Смерть в представлении человека того времени – это не конец, а начало, к которому следует готовиться с верой, почти с радостью. Она освобождает душу и дает возможность воссоединиться с идеальным миром, достичь истинного света. Это, конечно, не исключало ни боли, ни страданий при расставании с миром, но давало самое главное – надежду, ожидание встречи с Всевышним. Невероятное событие, самое главное в твоей жизни. Жизнь же дается как награда, как некий шанс от Бога. Главное, чтобы ты проявил себя и не подвел Его. Вот почему так важно, как ты живешь и как ты умираешь. Вот почему самоубийство – смертный грех. Ведь из-за него твоя ничтожная воля нарушает величественный замысел божий, постичь который мы не в состоянии.
Миры живых и мертвых интенсивно общаются друг с другом. Люди просят (и получают) помощь с «того света», бывает, даже возвращаются обратно, то есть умирают «не навсегда». Иногда их отпускают буквально «на минутку». Так один монах снял клобук и надел легкую рабочую одежду. По причине жары. Потом, от полученной производственной травмы, он скончался. Вроде бы, он монах, все хорошо, беспокоиться особо не о чем. Но нет, святой Бенедикт, не пускает его в рай. Куда, мол, прешь в «рабочем»? Одет не по форме. Ибо «если ты монах, где же твое одеяние? Сие есть место упокоения, а ты лезешь в него в рабочей одежде». Покойник устыдился, с разрешения святого вернулся в свое тело, ожил, доложил обо всем аббату, оделся, причастился и поспешил вновь испустить дух. На сей раз представился как положено, не придерешься.

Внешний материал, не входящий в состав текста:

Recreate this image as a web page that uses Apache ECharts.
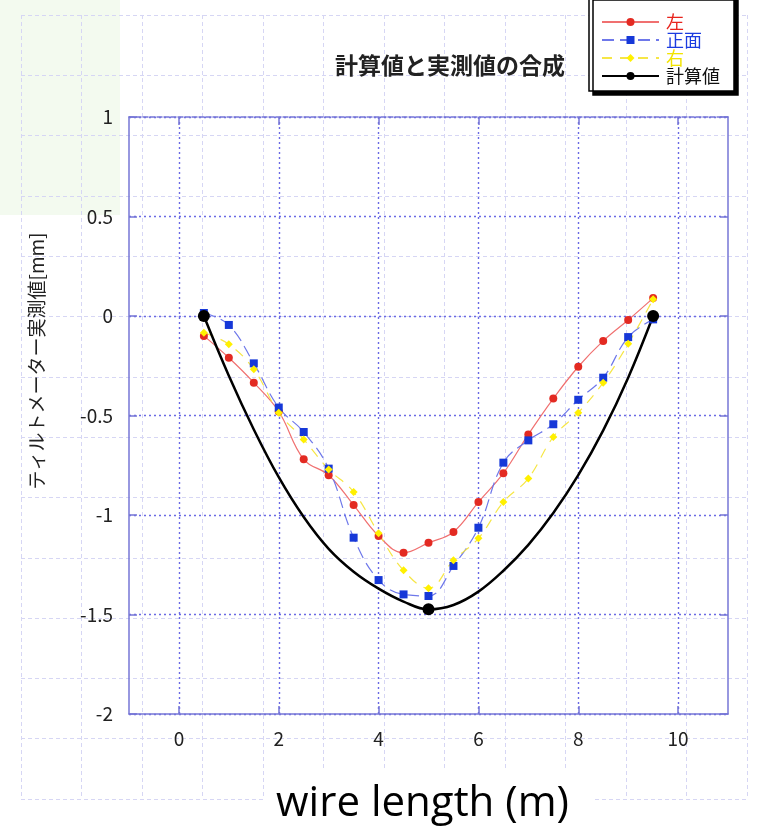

А в аду полный ералаш – шум, суета, путаница. Одни тащат души усопших, другие принимают, третьи пытают. Запарка, суматоха. Не обходится без «накладок». Вот вталкивают гильдесгеймского епископа Конрада, намереваясь, не откладывая дела в долгий ящик, приступить к пыткам и издевательствам. Но князь Тьмы раздраженно бросает бестолковым бесам: оставьте, «не наш он, ведь убит невинным».